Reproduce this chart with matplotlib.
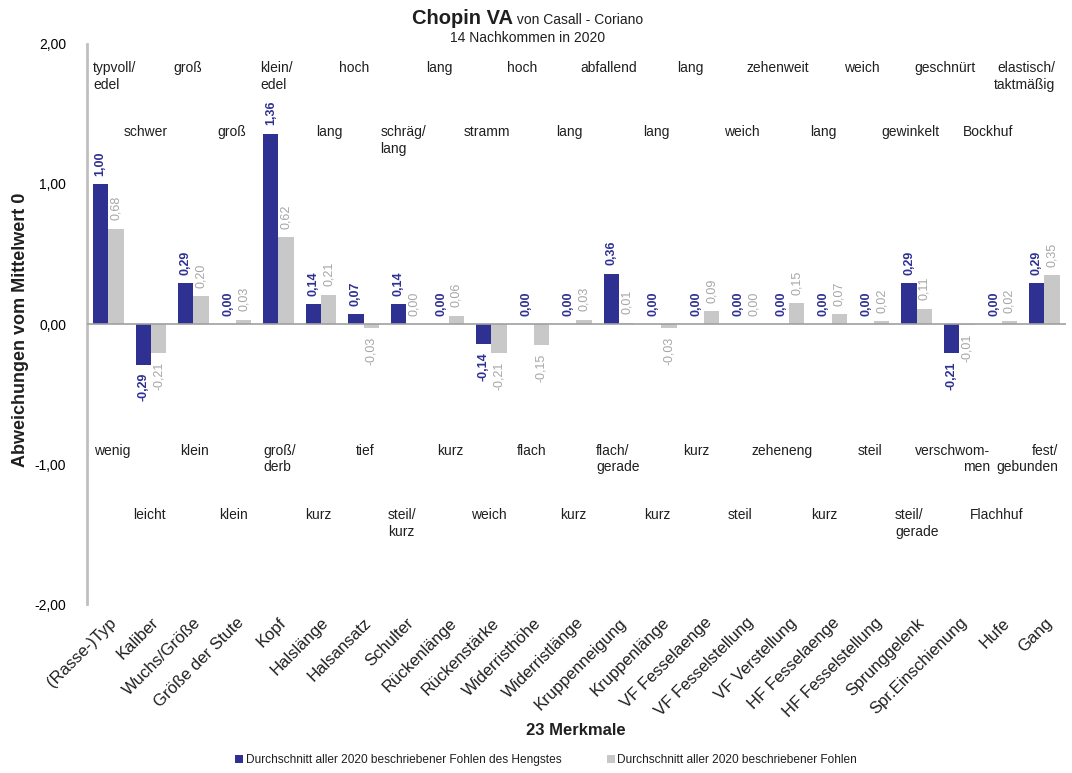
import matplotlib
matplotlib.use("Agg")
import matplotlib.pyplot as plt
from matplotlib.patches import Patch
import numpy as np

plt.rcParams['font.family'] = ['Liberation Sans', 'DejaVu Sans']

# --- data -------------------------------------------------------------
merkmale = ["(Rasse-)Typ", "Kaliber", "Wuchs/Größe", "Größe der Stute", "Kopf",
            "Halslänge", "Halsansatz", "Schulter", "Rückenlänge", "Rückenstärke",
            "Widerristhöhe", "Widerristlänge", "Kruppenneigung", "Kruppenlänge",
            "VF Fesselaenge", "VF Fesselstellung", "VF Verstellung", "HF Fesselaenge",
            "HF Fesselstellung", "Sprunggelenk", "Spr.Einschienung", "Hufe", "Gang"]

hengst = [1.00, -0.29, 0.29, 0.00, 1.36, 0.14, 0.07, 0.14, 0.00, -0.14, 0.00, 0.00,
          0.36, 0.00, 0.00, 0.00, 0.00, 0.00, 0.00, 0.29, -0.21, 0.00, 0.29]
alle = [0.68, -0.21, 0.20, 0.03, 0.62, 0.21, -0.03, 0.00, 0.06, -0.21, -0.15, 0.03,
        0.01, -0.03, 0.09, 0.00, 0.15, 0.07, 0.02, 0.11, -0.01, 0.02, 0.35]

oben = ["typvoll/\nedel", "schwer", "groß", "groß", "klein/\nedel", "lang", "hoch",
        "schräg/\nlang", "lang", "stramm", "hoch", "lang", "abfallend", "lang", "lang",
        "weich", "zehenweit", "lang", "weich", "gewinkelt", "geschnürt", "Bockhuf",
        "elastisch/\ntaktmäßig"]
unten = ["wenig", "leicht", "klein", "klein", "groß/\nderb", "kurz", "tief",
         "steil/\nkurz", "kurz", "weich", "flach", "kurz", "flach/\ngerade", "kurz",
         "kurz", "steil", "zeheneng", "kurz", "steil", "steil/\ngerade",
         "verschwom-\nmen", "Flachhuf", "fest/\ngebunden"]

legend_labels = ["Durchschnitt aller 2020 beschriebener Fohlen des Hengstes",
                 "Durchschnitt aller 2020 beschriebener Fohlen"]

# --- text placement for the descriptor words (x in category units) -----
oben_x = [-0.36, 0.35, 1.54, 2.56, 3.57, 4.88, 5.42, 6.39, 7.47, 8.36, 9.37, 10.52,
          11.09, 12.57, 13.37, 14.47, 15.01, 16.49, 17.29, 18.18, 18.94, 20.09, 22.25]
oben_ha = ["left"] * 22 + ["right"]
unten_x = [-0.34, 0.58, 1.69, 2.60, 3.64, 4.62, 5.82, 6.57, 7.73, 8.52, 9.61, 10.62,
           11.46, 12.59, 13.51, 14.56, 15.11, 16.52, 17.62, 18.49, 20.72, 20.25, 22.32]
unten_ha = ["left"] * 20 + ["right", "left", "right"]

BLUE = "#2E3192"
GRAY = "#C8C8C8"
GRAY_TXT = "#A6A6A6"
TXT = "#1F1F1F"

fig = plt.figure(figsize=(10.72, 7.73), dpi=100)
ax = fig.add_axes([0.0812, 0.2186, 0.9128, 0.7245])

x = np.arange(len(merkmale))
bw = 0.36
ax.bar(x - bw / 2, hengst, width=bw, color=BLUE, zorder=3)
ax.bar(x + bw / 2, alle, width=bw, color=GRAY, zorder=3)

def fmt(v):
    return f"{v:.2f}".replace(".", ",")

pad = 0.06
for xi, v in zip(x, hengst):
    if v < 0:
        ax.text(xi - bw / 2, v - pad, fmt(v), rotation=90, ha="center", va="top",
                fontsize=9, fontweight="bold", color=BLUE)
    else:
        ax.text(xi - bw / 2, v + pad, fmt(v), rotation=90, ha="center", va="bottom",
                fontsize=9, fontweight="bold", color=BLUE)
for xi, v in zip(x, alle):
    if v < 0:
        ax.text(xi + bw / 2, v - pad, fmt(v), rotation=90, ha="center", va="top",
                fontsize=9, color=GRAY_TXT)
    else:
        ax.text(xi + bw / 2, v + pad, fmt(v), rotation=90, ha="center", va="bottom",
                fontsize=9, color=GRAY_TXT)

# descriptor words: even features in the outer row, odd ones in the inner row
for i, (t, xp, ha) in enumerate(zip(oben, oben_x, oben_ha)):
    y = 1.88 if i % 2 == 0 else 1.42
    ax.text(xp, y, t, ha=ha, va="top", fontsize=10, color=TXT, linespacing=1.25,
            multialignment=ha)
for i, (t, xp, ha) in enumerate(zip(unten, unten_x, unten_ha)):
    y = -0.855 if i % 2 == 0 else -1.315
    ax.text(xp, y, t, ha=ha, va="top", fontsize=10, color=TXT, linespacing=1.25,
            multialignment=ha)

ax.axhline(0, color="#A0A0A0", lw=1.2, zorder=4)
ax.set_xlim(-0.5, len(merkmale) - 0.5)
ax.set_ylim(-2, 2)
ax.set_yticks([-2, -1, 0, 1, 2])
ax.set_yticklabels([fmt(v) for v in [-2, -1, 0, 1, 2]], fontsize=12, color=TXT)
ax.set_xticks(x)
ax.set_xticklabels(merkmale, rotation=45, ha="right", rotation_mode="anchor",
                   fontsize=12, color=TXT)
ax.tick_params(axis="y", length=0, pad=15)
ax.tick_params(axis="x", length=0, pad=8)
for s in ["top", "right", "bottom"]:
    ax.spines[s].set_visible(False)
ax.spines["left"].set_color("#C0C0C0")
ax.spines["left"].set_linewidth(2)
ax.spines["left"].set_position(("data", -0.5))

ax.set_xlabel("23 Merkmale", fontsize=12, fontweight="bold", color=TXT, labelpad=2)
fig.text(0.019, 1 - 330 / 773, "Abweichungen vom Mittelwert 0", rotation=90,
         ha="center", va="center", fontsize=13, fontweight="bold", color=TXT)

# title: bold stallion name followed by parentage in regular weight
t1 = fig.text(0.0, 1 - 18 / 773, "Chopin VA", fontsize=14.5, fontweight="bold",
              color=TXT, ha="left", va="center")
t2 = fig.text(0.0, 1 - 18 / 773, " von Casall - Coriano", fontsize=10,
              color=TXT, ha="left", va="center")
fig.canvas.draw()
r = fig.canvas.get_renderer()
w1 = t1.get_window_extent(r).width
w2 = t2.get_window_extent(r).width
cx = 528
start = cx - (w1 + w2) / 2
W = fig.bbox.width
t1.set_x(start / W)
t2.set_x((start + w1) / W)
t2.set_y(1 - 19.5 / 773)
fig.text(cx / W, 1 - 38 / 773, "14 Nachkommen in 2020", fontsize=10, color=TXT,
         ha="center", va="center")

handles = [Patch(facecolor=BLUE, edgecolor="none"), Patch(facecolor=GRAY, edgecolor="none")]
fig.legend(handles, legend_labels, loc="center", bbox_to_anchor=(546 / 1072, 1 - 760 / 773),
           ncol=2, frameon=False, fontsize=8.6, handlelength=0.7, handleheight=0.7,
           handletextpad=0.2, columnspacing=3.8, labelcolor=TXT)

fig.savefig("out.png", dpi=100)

========================================================================

_DIRECTIONS FOR THIS TASK_.
Restate each line from the start of the listing through the line bearing "-0.01, 0.02, 0.35]" word for word. Drop the pictures.

_EXERCISE RESULT_.
Reproduce this chart with matplotlib.
import matplotlib
matplotlib.use("Agg")
import matplotlib.pyplot as plt
from matplotlib.patches import Patch
import numpy as np

plt.rcParams['font.family'] = ['Liberation Sans', 'DejaVu Sans']

# --- data -------------------------------------------------------------
merkmale = ["(Rasse-)Typ", "Kaliber", "Wuchs/Größe", "Größe der Stute", "Kopf",
            "Halslänge", "Halsansatz", "Schulter", "Rückenlänge", "Rückenstärke",
            "Widerristhöhe", "Widerristlänge", "Kruppenneigung", "Kruppenlänge",
            "VF Fesselaenge", "VF Fesselstellung", "VF Verstellung", "HF Fesselaenge",
            "HF Fesselstellung", "Sprunggelenk", "Spr.Einschienung", "Hufe", "Gang"]

hengst = [1.00, -0.29, 0.29, 0.00, 1.36, 0.14, 0.07, 0.14, 0.00, -0.14, 0.00, 0.00,
          0.36, 0.00, 0.00, 0.00, 0.00, 0.00, 0.00, 0.29, -0.21, 0.00, 0.29]
alle = [0.68, -0.21, 0.20, 0.03, 0.62, 0.21, -0.03, 0.00, 0.06, -0.21, -0.15, 0.03,
        0.01, -0.03, 0.09, 0.00, 0.15, 0.07, 0.02, 0.11, -0.01, 0.02, 0.35]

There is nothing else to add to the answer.